- _Code that draws figures_:
(begin)
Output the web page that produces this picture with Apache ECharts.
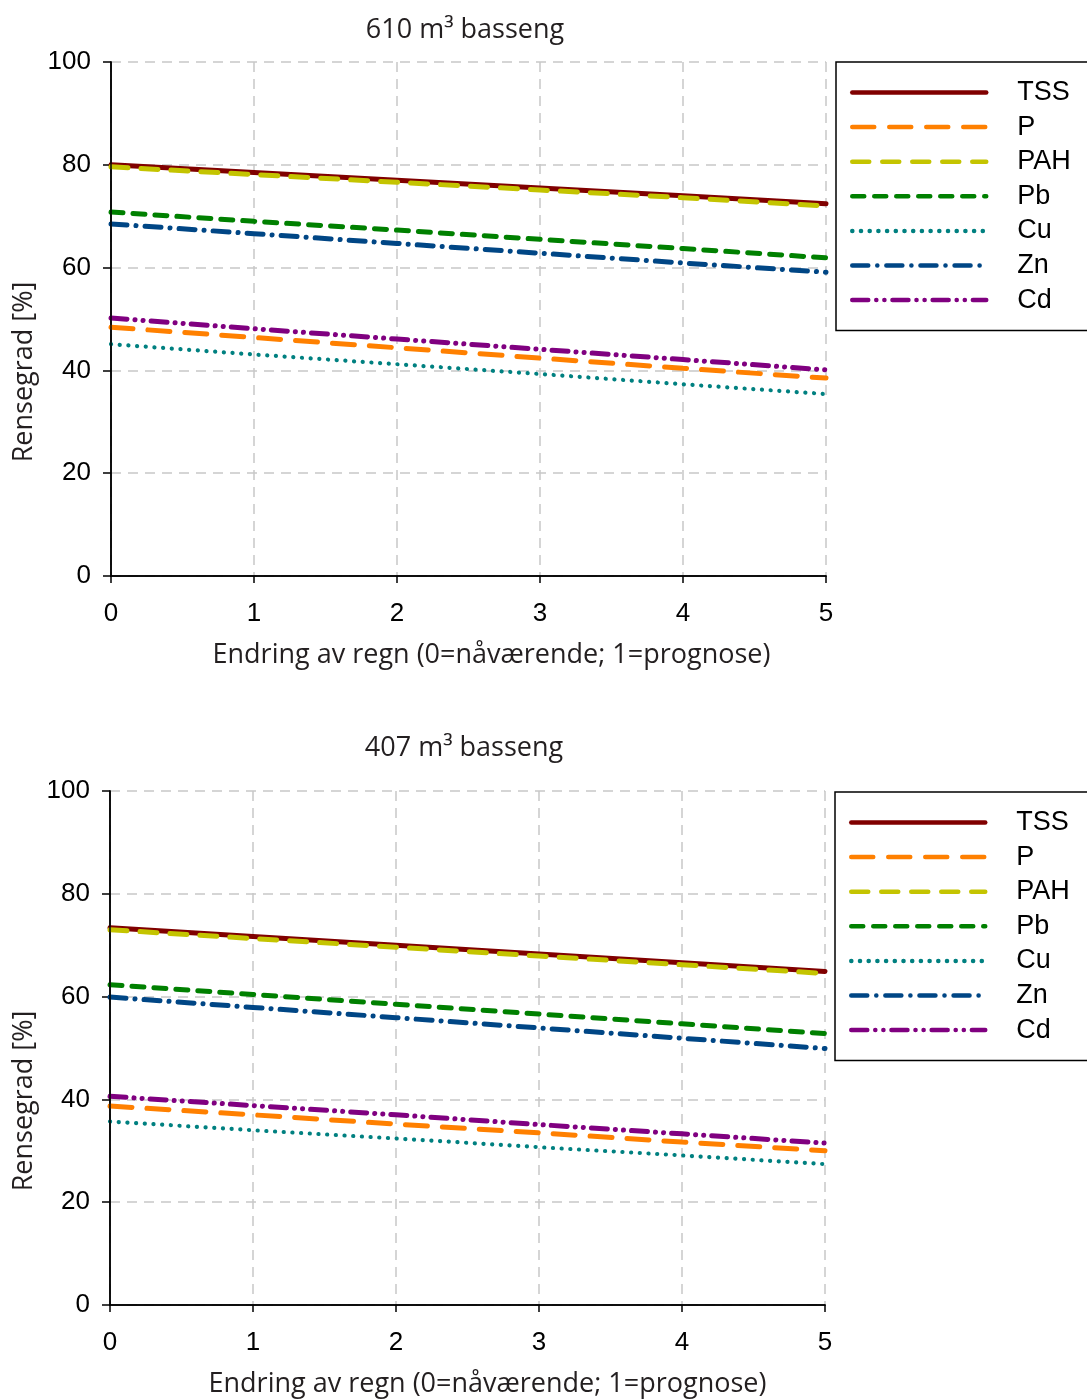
<!DOCTYPE html>
<html>
<head>
<meta charset="utf-8">
<script src="https://cdn.jsdelivr.net/npm/echarts@6/dist/echarts.min.js"></script>
<style>
html,body{margin:0;padding:0;background:#fff;}
#c{width:1087px;height:1399px;}
</style>
</head>
<body>
<div id="c"></div>
<script>
var xValues = [0, 1, 2, 3, 4, 5];
var seriesNames = ['TSS', 'P', 'PAH', 'Pb', 'Cu', 'Zn', 'Cd'];
var chartTitles = ['610 m\u00B3 basseng', '407 m\u00B3 basseng'];
var xAxisName = 'Endring av regn (0=n\u00E5v\u00E6rende; 1=prognose)';
var yAxisName = 'Rensegrad [%]';

// 610 m3 basseng
var top_TSS = [80.0, 78.5, 77.0, 75.5, 74.0, 72.4];
var top_P   = [48.4, 46.4, 44.4, 42.4, 40.4, 38.5];
var top_PAH = [79.6, 78.1, 76.6, 75.1, 73.6, 72.0];
var top_Pb  = [70.8, 69.0, 67.3, 65.5, 63.7, 61.9];
var top_Cu  = [45.1, 43.1, 41.2, 39.3, 37.3, 35.4];
var top_Zn  = [68.5, 66.6, 64.7, 62.8, 60.9, 59.1];
var top_Cd  = [50.2, 48.1, 46.1, 44.1, 42.1, 40.1];

// 407 m3 basseng
var bot_TSS = [73.4, 71.7, 70.0, 68.3, 66.6, 64.9];
var bot_P   = [38.7, 37.0, 35.2, 33.5, 31.7, 30.0];
var bot_PAH = [73.0, 71.3, 69.6, 67.9, 66.2, 64.5];
var bot_Pb  = [62.3, 60.4, 58.5, 56.6, 54.7, 52.8];
var bot_Cu  = [35.7, 34.0, 32.4, 30.7, 29.1, 27.4];
var bot_Zn  = [59.9, 57.9, 55.9, 53.9, 51.9, 49.9];
var bot_Cd  = [40.6, 38.8, 37.0, 35.1, 33.3, 31.5];

var topData = [top_TSS, top_P, top_PAH, top_Pb, top_Cu, top_Zn, top_Cd];
var botData = [bot_TSS, bot_P, bot_PAH, bot_Pb, bot_Cu, bot_Zn, bot_Cd];

var styles = {
  TSS: {color: '#800000', type: 'solid', width: 5},
  P:   {color: '#ff8000', type: [22, 15], width: 5},
  PAH: {color: '#c4c400', type: [17, 13], width: 5},
  Pb:  {color: '#008000', type: [12, 10], width: 5},
  Cu:  {color: '#008080', type: [0.1, 8.6], width: 4.2},
  Zn:  {color: '#004685', type: [16, 9, 0.1, 9], width: 5},
  Cd:  {color: '#800080', type: [16, 8, 0.1, 8, 0.1, 8], width: 5}
};

var tickFont = 'Liberation Sans, Arial, sans-serif';
var humanFont = 'Open Sans, Noto Sans, sans-serif';

function pair(arr) { return xValues.map(function (x, i) { return [x, arr[i]]; }); }

var grids = [
  {left: 111, top: 62, width: 715, height: 514},
  {left: 110, top: 791, width: 715, height: 515}
];

var frameAxisLine = {show: true, lineStyle: {color: '#000', width: 1.5}};

var xAxes = [], yAxes = [];
[0, 1].forEach(function (i) {
  xAxes.push({
    type: 'value', gridIndex: i, min: 0, max: 5, interval: 1,
    name: xAxisName, nameLocation: 'middle', nameGap: 66,
    nameTextStyle: {fontFamily: humanFont, fontSize: 27, color: '#231f20', padding: [0, 0, 0, i === 0 ? 46 : 40]},
    axisLine: {show: true, onZero: false, lineStyle: {color: '#000', width: 1.5}},
    axisTick: {show: true, length: 7, lineStyle: {color: '#000', width: 1.5}},
    axisLabel: {fontFamily: tickFont, fontSize: 26, color: '#000', margin: 25},
    splitLine: {show: true, lineStyle: {color: '#c8c8c8', type: [10, 7], width: 1.5}},
    z: 1
  });
  xAxes.push({
    type: 'value', gridIndex: i, position: 'top', min: 0, max: 5, interval: 1,
    axisLine: frameAxisLine, axisTick: {show: false}, axisLabel: {show: false},
    splitLine: {show: false}, z: 5
  });
  yAxes.push({
    type: 'value', gridIndex: i, min: 0, max: 100, interval: 20,
    axisLine: {show: true, onZero: false, lineStyle: {color: '#000', width: 1.5}},
    axisTick: {show: true, length: 8, lineStyle: {color: '#000', width: 1.5}},
    axisLabel: {fontFamily: tickFont, fontSize: 26, color: '#000', margin: 20},
    splitLine: {show: true, lineStyle: {color: '#c8c8c8', type: [10, 7], width: 1.5}},
    z: 1
  });
  yAxes.push({
    type: 'value', gridIndex: i, position: 'right', min: 0, max: 100, interval: 20,
    axisLine: frameAxisLine, axisTick: {show: false}, axisLabel: {show: false},
    splitLine: {show: false}, z: 5
  });
});

var option = {
  backgroundColor: '#fff',
  animation: false,
  title: chartTitles.map(function (t, i) {
    return {text: t, left: i === 0 ? 460 : 459, top: i === 0 ? 12 : 730, textAlign: 'center',
      textStyle: {fontFamily: humanFont, fontSize: 27, fontWeight: 'normal', color: '#231f20'}};
  }),
  grid: grids,
  legend: [0, 1].map(function (i) {
    return {
      data: seriesNames, left: i === 0 ? 836 : 835, top: i === 0 ? 62 : 792, orient: 'vertical',
      itemWidth: 134, itemHeight: 26, itemGap: 7.6, selectedMode: false,
      padding: [17, 80, 17, 14], borderColor: '#000', borderWidth: 1.5,
      itemStyle: {opacity: 0},
      lineStyle: {width: 4.5},
      textStyle: {fontFamily: tickFont, fontSize: 27, color: '#000', padding: [0, 0, 0, 26]}
    };
  }),
  xAxis: xAxes,
  yAxis: yAxes,
  graphic: [0, 1].map(function (i) {
    return {
      type: 'text', x: 24, y: i === 0 ? 372 : 1101, rotation: Math.PI / 2,
      style: {text: yAxisName, fontFamily: humanFont, fontSize: 27, fill: '#231f20',
        align: 'center', verticalAlign: 'middle'}
    };
  }),
  series: []
};

[topData, botData].forEach(function (set, gi) {
  set.forEach(function (arr, si) {
    var name = seriesNames[si];
    var st = styles[name];
    option.series.push({
      type: 'line', name: name, xAxisIndex: gi * 2, yAxisIndex: gi * 2,
      data: pair(arr), symbol: 'none', silent: true,
      lineStyle: {color: st.color, width: st.width, type: st.type, cap: 'round'},
      itemStyle: {color: st.color},
      z: si === 0 ? 2 : 3
    });
  });
});

var chart = echarts.init(document.getElementById('c'), null, {renderer: 'canvas'});
chart.setOption(option);
</script>
</body>
</html>
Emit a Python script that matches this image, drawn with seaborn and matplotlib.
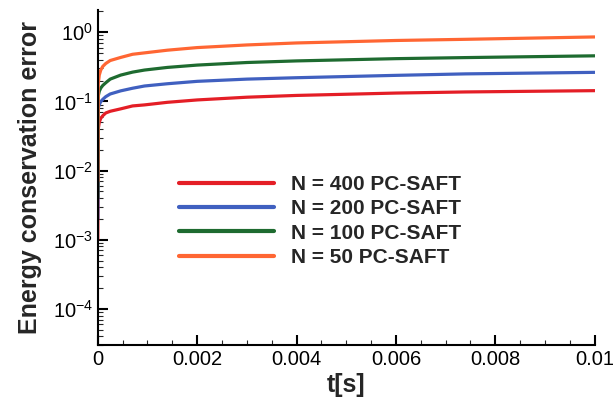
(end)
- _OBJECTIVE_: In the records above, how many lines contain the string "with"? State that number only.

- _RESPONSE TO THE EXERCISE_: 2